Na base do seu sucesso desportivo, está o apoio da família, que sempre a incentivou e apoia nos momentos mais difíceis: “Felizmente posso dizer que sempre tive a minha família e amigos do meu lado! E sinto-me grata por isso. Sem dúvida, que é o pilar mais importante e decisivo no crescimento de uma pessoa e principalmente de um atleta. Sinto-me muito, muito sortuda por ter as pessoas que tenho ao meu redor, porque, sem eles, não estaria onde estou.
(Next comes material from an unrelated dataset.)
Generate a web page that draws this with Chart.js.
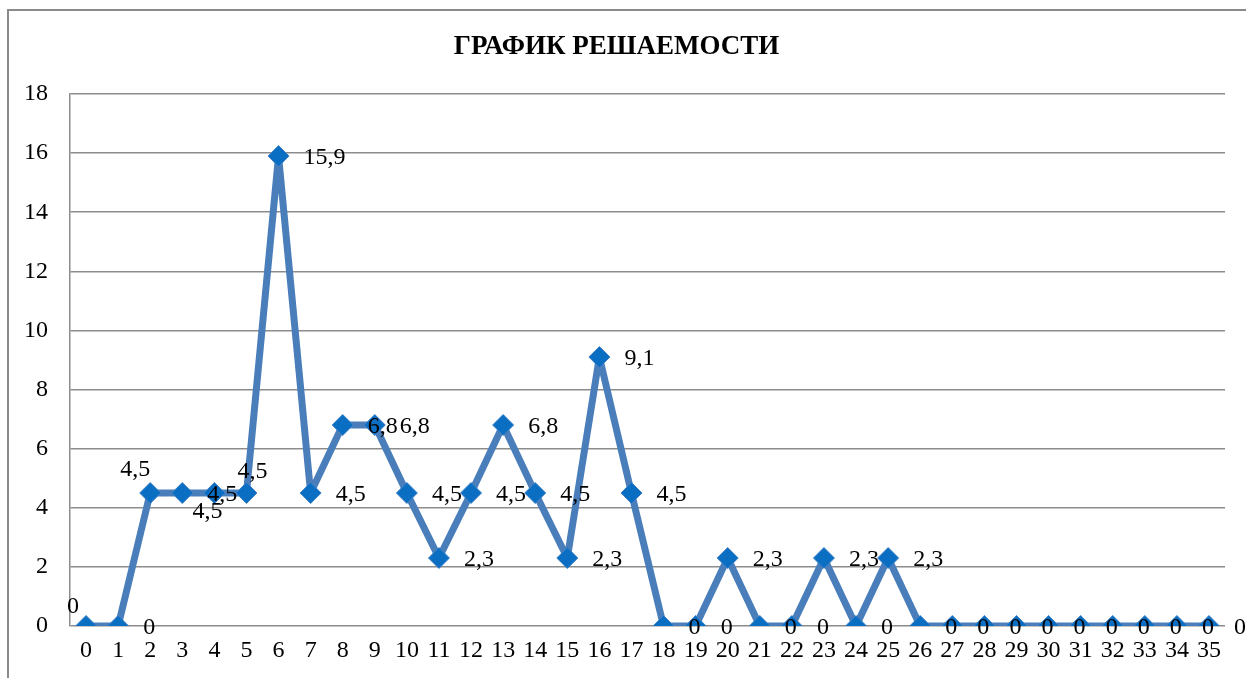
<!DOCTYPE html>
<html lang="ru">
<head>
<meta charset="utf-8">
<title>График решаемости</title>
<script src="https://cdn.jsdelivr.net/npm/chart.js@4/dist/chart.umd.min.js"></script>
<style>
  html, body { margin: 0; padding: 0; background: #ffffff; overflow: hidden; }
  #wrap { position: relative; width: 1246px; height: 678px; }
  canvas { display: block; }
  .preload { position: absolute; left: -9999px; top: 0; font-family: "Liberation Serif", serif; font-size: 24px; }
</style>
</head>
<body>
<span class="preload">0123456789,</span><span class="preload" style="font-weight:bold">ГРАФИК РЕШАЕМОСТИ</span>
<div id="wrap"><canvas id="chart" width="1246" height="678"></canvas></div>
<script>
// Task numbers along the x axis
const taskNumbers = ['0','1','2','3','4','5','6','7','8','9','10','11','12','13','14','15','16','17',
  '18','19','20','21','22','23','24','25','26','27','28','29','30','31','32','33','34','35'];

// Share of solved answers per task
const solvedShare = [0, 0, 4.5, 4.5, 4.5, 4.5, 15.9, 4.5, 6.8, 6.8, 4.5, 2.3, 4.5, 6.8, 4.5, 2.3, 9.1, 4.5,
  0, 0, 2.3, 0, 0, 2.3, 0, 2.3, 0, 0, 0, 0, 0, 0, 0, 0, 0, 0];

// Value axis ticks
const yTicks = [0, 2, 4, 6, 8, 10, 12, 14, 16, 18];

const chartTitle = 'ГРАФИК РЕШАЕМОСТИ';

const SERIF = '"Liberation Serif", "Times New Roman", serif';
const GRID = '#8c8c8c';
const TEXT_SIZE = 24;

// Labels that sit above/below their point instead of to the right (dx, dy from the point centre)
const labelOverrides = { 0: [-13, -21], 2: [-15, -25], 4: [-7, 17], 5: [6, -23] };

const frame = {
  id: 'frame',
  beforeDraw(chart) {
    const ctx = chart.ctx;
    ctx.save();
    ctx.fillStyle = '#ffffff';
    ctx.fillRect(0, 0, chart.width, chart.height);
    ctx.strokeStyle = '#8a8a8a';
    ctx.lineWidth = 2;
    ctx.strokeRect(8, 10, chart.width + 20, chart.height + 20);
    ctx.restore();
  }
};

const valueLabels = {
  id: 'valueLabels',
  afterDatasetsDraw(chart) {
    const ctx = chart.ctx;
    const meta = chart.getDatasetMeta(0);
    const values = chart.data.datasets[0].data;
    ctx.save();
    ctx.font = TEXT_SIZE + 'px ' + SERIF;
    ctx.fillStyle = '#000000';
    ctx.textBaseline = 'middle';
    meta.data.forEach((pt, i) => {
      const text = String(values[i]).replace('.', ',');
      const o = labelOverrides[i];
      if (o) {
        ctx.textAlign = 'center';
        ctx.fillText(text, pt.x + o[0], pt.y + o[1] + 2);
      } else {
        ctx.textAlign = 'left';
        ctx.fillText(text, pt.x + 25, pt.y + 2);
      }
    });
    ctx.restore();
  }
};

function draw() {
  new Chart(document.getElementById('chart'), {
    type: 'line',
    data: {
      labels: taskNumbers,
      datasets: [{
        data: solvedShare,
        borderColor: '#4a7ebb',
        borderWidth: 7,
        borderJoinStyle: 'round',
        borderCapStyle: 'round',
        tension: 0,
        fill: false,
        pointStyle: 'rectRot',
        pointRadius: 10.5,
        pointBackgroundColor: '#0a6ec2',
        pointBorderColor: '#3d7fc6',
        pointBorderWidth: 1
      }]
    },
    options: {
      responsive: false,
      animation: false,
      layout: { padding: { left: 8, right: 21, top: 10, bottom: 0 } },
      plugins: {
        legend: { display: false },
        tooltip: { enabled: false },
        title: {
          display: true,
          text: chartTitle,
          color: '#000000',
          font: { family: SERIF, size: 27, weight: 'bold', lineHeight: 1.2 },
          padding: { top: 21, bottom: 30.6 }
        }
      },
      scales: {
        x: {
          type: 'category',
          offset: true,
          grid: { display: false, drawTicks: false },
          border: { display: false },
          ticks: {
            color: '#000000',
            font: { family: SERIF, size: TEXT_SIZE },
            padding: 10.6,
            maxRotation: 0,
            autoSkip: false
          },
          afterFit(scale) { scale.height = 52; }
        },
        y: {
          min: 0,
          max: 18,
          afterBuildTicks(scale) { scale.ticks = yTicks.map(v => ({ value: v })); },
          grid: { color: GRID, lineWidth: 1.5, drawTicks: false },
          border: { display: true, color: GRID, width: 1.5 },
          ticks: {
            color: '#000000',
            font: { family: SERIF, size: TEXT_SIZE },
            padding: 22
          },
          afterFit(scale) { scale.width = 62; }
        }
      }
    },
    plugins: [frame, valueLabels]
  });
}

// Make sure the serif faces are ready before the canvas text is drawn
Promise.all([
  document.fonts.load(TEXT_SIZE + 'px "Liberation Serif"'),
  document.fonts.load('bold 27px "Liberation Serif"')
]).then(draw, draw);
</script>
</body>
</html>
O ciclismo é um desporto que exige grande capacidade financeira por parte das famílias e a minha chegou a pagar para eu correr internacionalmente”.
Um apoio que não é só financeiro, mas é, sobretudo, motivador: “a partir do momento que nos tornamos atletas de alta competição, considero que estamos naquele degrau onde só cabe excelência, resiliência, dedicação e paixão. Considero que os maiores sacrifícios que tive foram o conciliar dos estudos com o desporto. Outros sacrifícios que passei e que actualmente ainda passo são o controlo do peso corporal, a gestão psicológica em certos momentos da época e alguns relacionados com a nossa vida social.”
“Na altura em que estava a estudar”, conta Tata, “era mais difícil, mas considero que conciliar a vida pessoal e de atleta seja um dos desafios mais difíceis que os desportistas têm. Abdicamos de muitas coisas em prol dos treinos, do descanso e da recuperação para podermos estar na melhor forma. Ainda assim, não deixo de poder desfrutar das coisas que gosto de fazer. Somos pessoas e não máquinas”.
No ano passado, Tata conseguiu o apuramento para os Jogos Olímpicos, e confessa, esse foi “o momento mais bonito” da sua vida.
“Foi uma grande emoção, uma grande felicidade. Por todo o processo para me poder qualificar, foi muito duro e muito longo. Foram dois anos de muita incerteza… olhando para trás, tenho muito orgulho de ter alcançado este marco. Ir aos Jogos Olímpicos é um sonho tornado realidade”, revela.
“Vão ser os meus primeiros JO e não posso ‘meter’ demasiada pressão. Vou abordar os Jogos como uma oportunidade para o meu futuro enquanto atleta. Vou-me preparar o melhor possível para lá chegar, nas melhores condições possíveis. Quero alcançar o melhor resultado possível para Portugal. Prometo entrega e dedicação mais do que até hoje tenho tido e lutarei por um lugar honroso para o nosso país”, revela.
Resultados como o que alcançou contribuem para o ciclismo nacional seja cada vez mais considerado: “apesar de Portugal não ser uma potência no que diz respeito ao ciclismo, considero que tem estado em crescente progressão e a prova disso são os resultados que nos últimos anos temos tido. Acredito que vamos chegar longe. Ainda é preciso o ‘click’, apesar de temos vários casos no ciclismo masculino, com prestações incríveis lá fora. É uma questão de tempo, de organização e vontade. É preciso motivar jovens a acreditar que é possível chegar lá”.
Questionada sobre o ‘segredo’ dos seus sucessos desportivos, Tata revela a fórmula: “Os resultados são apenas o fruto de todo um longo e exigente processo que vem de trás. É um processo onde passamos por muitas fases, altos e baixos constantes, mas que independentemente disso não paramos porque temos os olhos postos num determinado objectivo”.
“A primeira coisa que um jovem atleta tem que pensar é: “eu gosto de fazer isto?”. Se é isso que quer fazer para a vida toda. Se sim, então, o meu conselho é: “não desistam”. É possível, mas é preciso muito trabalho, esforço e dedicação porque encontramos muitas pedras pelo caminho”, diz Tata.
Para o futuro, Maria Martins tem a ambição de tirar o brevet e seguir uma carreira de piloto na aviação comercial, uma outra paixão, a par do ciclismo.
“Gosto de pensar no futuro, organizando a minha cabeça e programando-a para cada objectivo futuro, no entanto, o meu pai sempre me ensinou a viver o presente e encarar um dia de cada vez. Como tal, é isso que tenho feito, vivo o presente, desfruto dos momentos agora mas sempre com os meus olhos no futuro”, garante.